Women's World Cup ticker tape parade is first in New York for a women's sports team

All 23 U.S. team members attend the Friday event

New York CNN —  

Not. Very. Often.

On a glorious July morning, the 23-member squad that defeated Japan 5-2 before a record-breaking U.S. television audience Sunday became the first women’s sports team bestowed with a parade along a stretch of Lower Manhattan where millions have cheered on soldiers, kings, astronauts, the Yankees and Giants.

“Being able to see something like this firsthand is something young girls can only dream of,” said Samantha Ruotsi, 20, who came from Buffalo, New York. “I am so proud to have grown up in a country with such strong women, and it’s an inspiration to be a part of this history.”

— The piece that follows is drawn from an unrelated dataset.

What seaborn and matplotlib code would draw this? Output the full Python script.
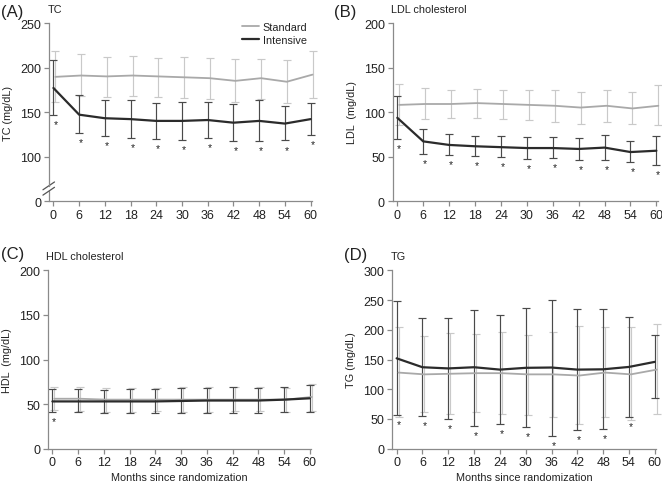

Indeed, the last time female athletes paraded along the Canyon of Heroes was in 1984, when gold medalists Mary Lou Retton and Cheryl Miller joined other U.S. medal winners – male and female – after the Summer Olympics in Los Angeles.

“Women from sports that are dominated by men are finally getting the attention they need,” said Lauren Laning, 14, a New Jersey resident. “It’s inspiring to young girls.”

In 1960, the winner of the Olympic gold medal in figure skating, Carol Heiss, was feted with a ticker tape parade along the Canyon of Heroes. She was a local heroine who grew up in Queens.

There were also parades for Amelia Earhart in 1928, as the first woman to complete a trans-Atlantic flight, and a salute to the women in the armed services in 1951, according to the business improvement group for Lower Manhattan, the Downtown Alliance.

“This is a huge moment not just for women’s soccer but soccer in general,” Greg Lalas, a former U.S. soccer defender and editor-in-chief of MLSsoccer.com, told CNN. “I don’t know of a ticker tape parade for soccer at all. … It’s amazing what this team did to really bring this entire nation together – not just for women’s soccer but soccer in general.”

Floats carried the players – who were showered with tons of confetti made from paper scraps – from Battery Park to City Hall, where throngs celebrated their victory with a massive rally and Mayor Bill de Blasio presented each player with a key to the city.

De Blasio called members of the team heroines on and off the field, and an inspiration for women of all ages.

“Young women who watched that game will grow up, and they’ll tell their daughters and they’ll tell their sons about that 2015 championship team that made history – and opened minds and bought us together,” he said.

And the mayor reminded the crowd of the special occasion – the first women’s team honored with a ticker tape parade.

“It’s about time, isn’t it?” he said.